I soon realized that, even though I was providing an important compliance function to my clients, I was not contributing any value to the company’s bottom line. So, I thought about how I could help my clients streamline their operations and improve their profitability. I became proactive in asking my client questions about his/her business and looking at the big picture of how he/she runs the business.

In short, I changed the way I viewed myself, from a provider of tax returns and reviewed financial statements, to a trusted advisor – essentially the client’s interim Chief Financial Officer (CFO). I decided to learn all that I could about each of my client’s operations, so that I could provide as much assistance and advice as possible.

 I usually began by asking my client this question:  “What major concerns do you have about your business?  What keeps you up at night?”   This question would get them thinking and talking.  I would listen intently and ask follow-up questions.
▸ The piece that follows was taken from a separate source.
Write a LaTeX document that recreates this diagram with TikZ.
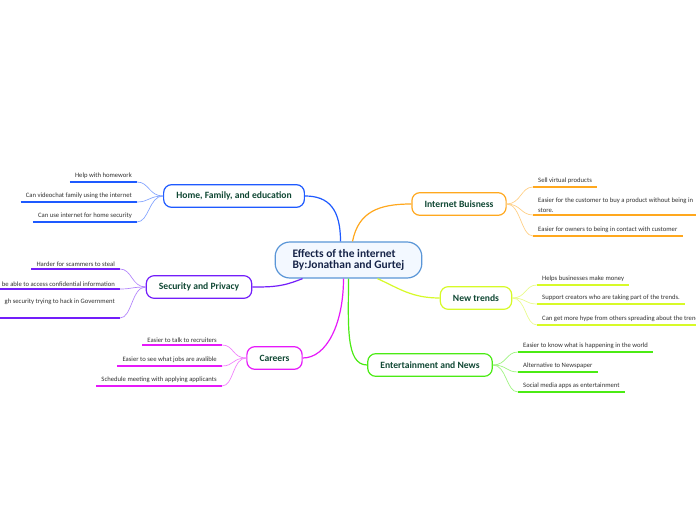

I probed deeper into other aspects of the company. Is management receiving the timely and accurate financial information that they need to make informed management decisions? Typically, I would develop sample reports, either from their accounting system or from raw accounting date using Excel, and ask “Will this information help you run your business?” Do the members of management know how to apply this information?  I would suggest ways to use financial information to produce better operational results.

The upshot of this is that my clients appreciated my observations and began to ask more questions. One client invited me to lunch and peppered me with questions and problems for almost two hours. I spent so much time answering questions and taking notes, that I was not able to finish lunch. Other clients would call me and say, “I have been thinking about buying another business, or opening a plant in Illinois, or taking on a new line of products, or this other business I invested in is not doing well, or …. . Dennis, what do you think?”

I even interjected myself into non-financial areas. If I did not know the answer, I brought in an expert. One quick example: I was at my client’s office and I asked the CEO if the receptionist, who was eight months pregnant, was going to return to work after her maternity leave. His answer was “I am going to fire her today!”. I stood up, closed his office door and advised him of the potential consequences of that action. With the assistance of his corporate attorney, I was able to dissuade him from proceeding. And, yes, this really happened.

Recently, I met with a potential new client and described some of the ways I could help her. She appeared shocked and said, “My CPA does not do that!” I told her that what he did, and did not, do was very common among CPAs, but that I have a different approach.

What do you want your CPA to do for you and your company?